Information shown:
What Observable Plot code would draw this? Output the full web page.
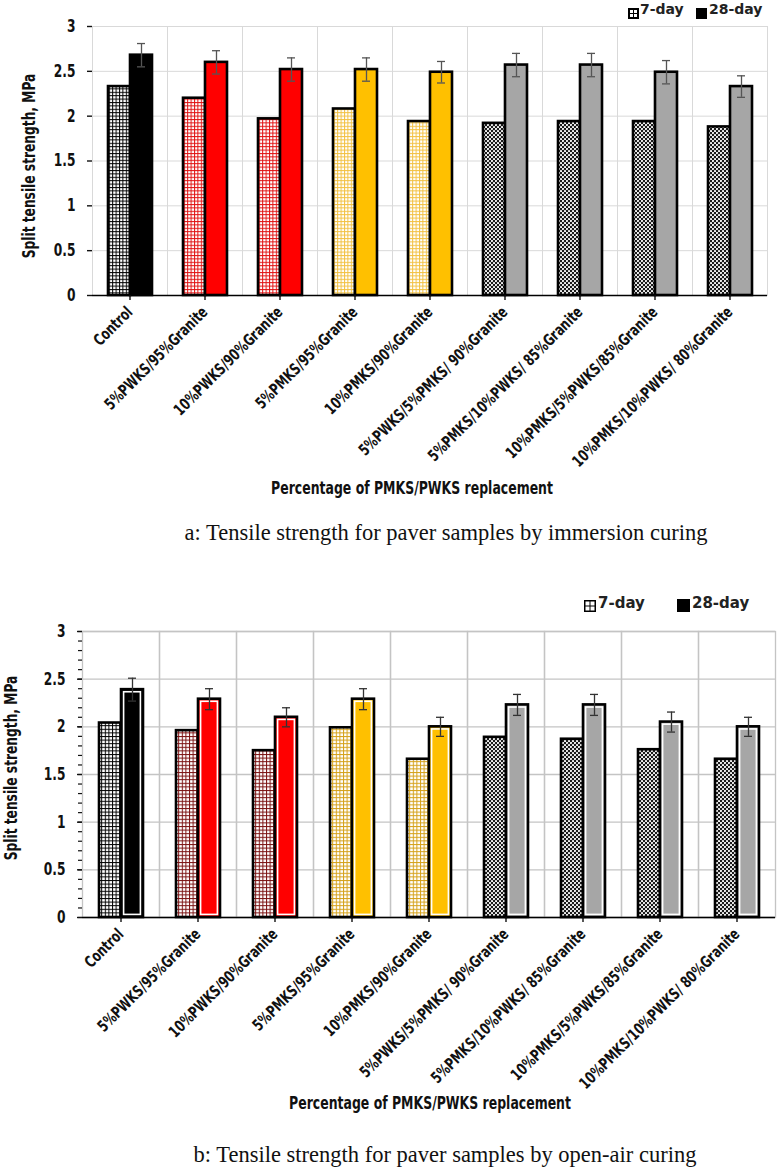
<!DOCTYPE html>
<html><head><meta charset="utf-8">
<script src="https://cdn.jsdelivr.net/npm/d3@7"></script>
<script src="https://cdn.jsdelivr.net/npm/@observablehq/plot@0.6"></script>
<style>
body{margin:0;background:#fff;width:782px;height:1168px;position:relative;overflow:hidden;}
.abs{position:absolute;white-space:nowrap;}
.narrow{font-family:"Liberation Sans Narrow","DejaVu Sans Condensed","Arial Narrow",sans-serif;font-weight:bold;color:#111;}
.ctr{transform:translate(-50%,-50%);}
.ctrn{transform:translate(-50%,-50%) scaleX(0.77);}
.rot{transform:translate(-50%,-50%) rotate(-90deg) scaleX(0.8);}
.cap{font-family:"Liberation Serif","Times New Roman",serif;font-size:22.5px;color:#111;}
.leg{font-family:"DejaVu Sans",sans-serif;font-weight:bold;color:#222;}
</style></head>
<body>
<div id="chartA" class="abs" style="left:0;top:0;"></div>
<div id="chartB" class="abs" style="left:0;top:610px;"></div>

<div class="abs narrow rot" style="left:29px;top:166px;font-size:17px;">Split tensile strength, MPa</div>
<div class="abs narrow ctrn" style="left:412px;top:487px;font-size:18px;">Percentage of PMKS/PWKS replacement</div>
<div class="abs cap ctr" style="left:446px;top:533px;">a: Tensile strength for paver samples by immersion curing</div>

<div class="abs narrow rot" style="left:11px;top:768px;font-size:17px;">Split tensile strength, MPa</div>
<div class="abs narrow ctrn" style="left:430px;top:1102px;font-size:18px;">Percentage of PMKS/PWKS replacement</div>
<div class="abs cap ctr" style="left:445px;top:1155px;">b: Tensile strength for paver samples by open-air curing</div>

<div class="abs" style="left:628px;top:5px;"><svg width="11" height="11"><rect width="11" height="11" fill="#000"/><rect x="2" y="2" width="3" height="3" fill="#fff"/><rect x="6" y="2" width="3" height="3" fill="#fff"/><rect x="2" y="6" width="3" height="3" fill="#fff"/><rect x="6" y="6" width="3" height="3" fill="#fff"/></svg></div>
<div class="abs leg" style="left:640px;top:1px;font-size:14px;">7-day</div>
<div class="abs" style="left:696px;top:5px;"><svg width="11" height="11"><rect width="11" height="11" fill="#000"/></svg></div>
<div class="abs leg" style="left:709px;top:1px;font-size:14px;">28-day</div>

<div class="abs" style="left:584px;top:598px;"><svg width="12" height="12"><rect width="12" height="12" fill="#000"/><rect x="1.5" y="1.5" width="4" height="4" fill="#fff"/><rect x="6.5" y="1.5" width="4" height="4" fill="#fff"/><rect x="1.5" y="6.5" width="4" height="4" fill="#fff"/><rect x="6.5" y="6.5" width="4" height="4" fill="#fff"/></svg></div>
<div class="abs leg" style="left:598px;top:594px;font-size:15px;">7-day</div>
<div class="abs" style="left:677px;top:598px;"><svg width="13" height="13"><rect width="13" height="13" fill="#000"/></svg></div>
<div class="abs leg" style="left:692px;top:594px;font-size:15px;">28-day</div>

<script>
const categories = ["Control","5%PWKS/95%Granite","10%PWKS/90%Granite","5%PMKS/95%Granite","10%PMKS/90%Granite","5%PWKS/5%PMKS/ 90%Granite","5%PMKS/10%PWKS/ 85%Granite","10%PMKS/5%PWKS/85%Granite","10%PMKS/10%PWKS/ 80%Granite"];
const series = ["7-day","28-day"];
const yTicks = [0,0.5,1,1.5,2,2.5,3];
const minorTicks = [0,0.1,0.2,0.3,0.4,0.5,0.6,0.7,0.8,0.9,1,1.1,1.2,1.3,1.4,1.5,1.6,1.7,1.8,1.9,2,2.1,2.2,2.3,2.4,2.5,2.6,2.7,2.8,2.9,3];

// a: immersion curing
const immersion7  = [2.33, 2.20, 1.97, 2.08, 1.94, 1.92, 1.94, 1.94, 1.88];
const immersion28 = [2.68, 2.60, 2.52, 2.52, 2.49, 2.57, 2.57, 2.49, 2.33];
const immersionErr = [0.13, 0.13, 0.13, 0.13, 0.12, 0.13, 0.13, 0.13, 0.12];
// b: open-air curing
const openAir7  = [2.04, 1.96, 1.75, 1.99, 1.66, 1.89, 1.87, 1.76, 1.66];
const openAir28 = [2.39, 2.29, 2.10, 2.29, 2.00, 2.23, 2.23, 2.05, 2.00];
const openAirErr = [0.12, 0.11, 0.10, 0.11, 0.10, 0.11, 0.11, 0.105, 0.10];

const fill28 = ["#000000","#ff0000","#ff0000","#ffc000","#ffc000","#a6a6a6","#a6a6a6","#a6a6a6","#a6a6a6"];
const pattern7 = ["gridBlack","gridRed","gridRed","gridYellow","gridYellow","dots","dots","dots","dots"];

const NARROW = '"Liberation Sans Narrow","DejaVu Sans Condensed","Arial Narrow",sans-serif';

function rows(v7, v28, err, prefix) {
  return categories.flatMap((c, i) => [
    {cat: c, series: "7-day", value: v7[i], fill: `url(#${prefix}-${pattern7[i]})`, err: 0},
    {cat: c, series: "28-day", value: v28[i], fill: fill28[i], err: err[i]}
  ]);
}

function gridPattern(id, line, size) {
  const w = size - 1;
  return `<pattern id="${id}" width="${size}" height="${size}" patternUnits="userSpaceOnUse"><rect width="${size}" height="${size}" fill="${line}"/><rect x="1" y="1" width="${w}" height="${w}" fill="#fff"/></pattern>`;
}

function defs(prefix, o) {
  return gridPattern(`${prefix}-gridBlack`, "#000", o.cell) +
    gridPattern(`${prefix}-gridRed`, o.red, o.cell) +
    gridPattern(`${prefix}-gridYellow`, o.yellow, o.cell) +
    `<pattern id="${prefix}-dots" width="4" height="4" patternUnits="userSpaceOnUse"><rect width="4" height="4" fill="#1a1a1a"/><circle cx="1" cy="1" r="1.05" fill="#fff"/><circle cx="3" cy="3" r="1.05" fill="#fff"/></pattern>`;
}

function chart(o) {
  const data = rows(o.v7, o.v28, o.err, o.prefix);
  const d28 = data.filter(d => d.series === "28-day");
  const marks = [
    Plot.frame({stroke: o.grid, strokeWidth: o.gridWidth}),
    Plot.gridY(yTicks, {stroke: o.grid, strokeOpacity: 1, strokeWidth: o.gridWidth}),
    Plot.barY(data, {fx: "cat", x: "series", y: "value", fill: "fill", stroke: "#000", strokeWidth: 2.6})
  ];
  if (o.double) {
    marks.push(Plot.barY(d28, {fx: "cat", x: "series", y: "value", fill: "none", stroke: "#fff", strokeWidth: 1.6, inset: 2.6}));
  }
  marks.push(
    Plot.ruleY([0], {stroke: "#000", strokeWidth: 1.6}),
    Plot.ruleX(d28, {fx: "cat", x: "series", y1: d => d.value - d.err, y2: d => d.value + d.err, stroke: o.errColor, strokeWidth: 1.3}),
    Plot.tickY(d28, {fx: "cat", x: "series", y: d => d.value + d.err, stroke: o.errColor, strokeWidth: 1.3, insetLeft: 7, insetRight: 7}),
    Plot.tickY(d28, {fx: "cat", x: "series", y: d => d.value - d.err, stroke: o.errColor, strokeWidth: 1.3, insetLeft: 7, insetRight: 7}),
    Plot.axisY(yTicks, {tickSize: 5, tickPadding: o.yPad, fontSize: 17, line: true, label: null, tickFormat: d => String(d), strokeWidth: 1.4})
  );
  if (o.minor) {
    marks.push(Plot.axisY(minorTicks, {tickSize: 4, tickFormat: () => "", label: null, strokeWidth: 1.2}));
  }
  marks.push(Plot.axisFx({anchor: "bottom", tickSize: 5, tickPadding: 9, tickRotate: -45, fontSize: 16, label: null, strokeWidth: 1.4}));

  const svg = Plot.plot({
    width: 782,
    height: o.height,
    marginTop: o.mt, marginBottom: o.mb, marginLeft: o.ml, marginRight: o.mr,
    style: {fontFamily: NARROW, fontWeight: "bold", fontSize: "15px", color: "#111", background: "transparent", overflow: "visible"},
    fx: {domain: categories, padding: 0},
    x: {domain: series, paddingInner: 0, paddingOuter: 0.7, axis: null},
    y: {domain: [0, 3], axis: null},
    color: {type: "identity"},
    marks
  });
  d3.select(svg).insert("defs", ":first-child").html(defs(o.prefix, o));
  return svg;
}

function condense(svg, k) {
  svg.querySelectorAll("text").forEach(t => {
    if (!t.textContent) return;
    const len = t.getComputedTextLength();
    if (len > 0) {
      t.setAttribute("textLength", (len * k).toFixed(2));
      t.setAttribute("lengthAdjust", "spacingAndGlyphs");
    }
  });
}

const svgA = chart({
  prefix: "a", v7: immersion7, v28: immersion28, err: immersionErr,
  height: 460, mt: 26, mb: 165, ml: 92, mr: 15, yPad: 12,
  grid: "#d9d9d9", gridWidth: 1, errColor: "#555", double: false, minor: false,
  red: "#e01010", yellow: "#f2c040", cell: 3.4
});
document.getElementById("chartA").appendChild(svgA);
condense(svgA, 0.8);

const svgB = chart({
  prefix: "b", v7: openAir7, v28: openAir28, err: openAirErr,
  height: 460, mt: 21, mb: 153, ml: 78, mr: 3, yPad: 12,
  grid: "#c4c4c4", gridWidth: 1.3, errColor: "#333", double: true, minor: true,
  red: "#7a1010", yellow: "#d4a017", cell: 3.6
});
document.getElementById("chartB").appendChild(svgB);
condense(svgB, 0.8);
</script>
</body></html>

What you need to do:
Everything from the first line of the listing above through the line that contains "by immersion curing</div>" is to be restated word for word, minus the pictures.

Output of the task:
What Observable Plot code would draw this? Output the full web page.
<!DOCTYPE html>
<html><head><meta charset="utf-8">
<script src="https://cdn.jsdelivr.net/npm/d3@7"></script>
<script src="https://cdn.jsdelivr.net/npm/@observablehq/plot@0.6"></script>
<style>
body{margin:0;background:#fff;width:782px;height:1168px;position:relative;overflow:hidden;}
.abs{position:absolute;white-space:nowrap;}
.narrow{font-family:"Liberation Sans Narrow","DejaVu Sans Condensed","Arial Narrow",sans-serif;font-weight:bold;color:#111;}
.ctr{transform:translate(-50%,-50%);}
.ctrn{transform:translate(-50%,-50%) scaleX(0.77);}
.rot{transform:translate(-50%,-50%) rotate(-90deg) scaleX(0.8);}
.cap{font-family:"Liberation Serif","Times New Roman",serif;font-size:22.5px;color:#111;}
.leg{font-family:"DejaVu Sans",sans-serif;font-weight:bold;color:#222;}
</style></head>
<body>
<div id="chartA" class="abs" style="left:0;top:0;"></div>
<div id="chartB" class="abs" style="left:0;top:610px;"></div>

<div class="abs narrow rot" style="left:29px;top:166px;font-size:17px;">Split tensile strength, MPa</div>
<div class="abs narrow ctrn" style="left:412px;top:487px;font-size:18px;">Percentage of PMKS/PWKS replacement</div>
<div class="abs cap ctr" style="left:446px;top:533px;">a: Tensile strength for paver samples by immersion curing</div>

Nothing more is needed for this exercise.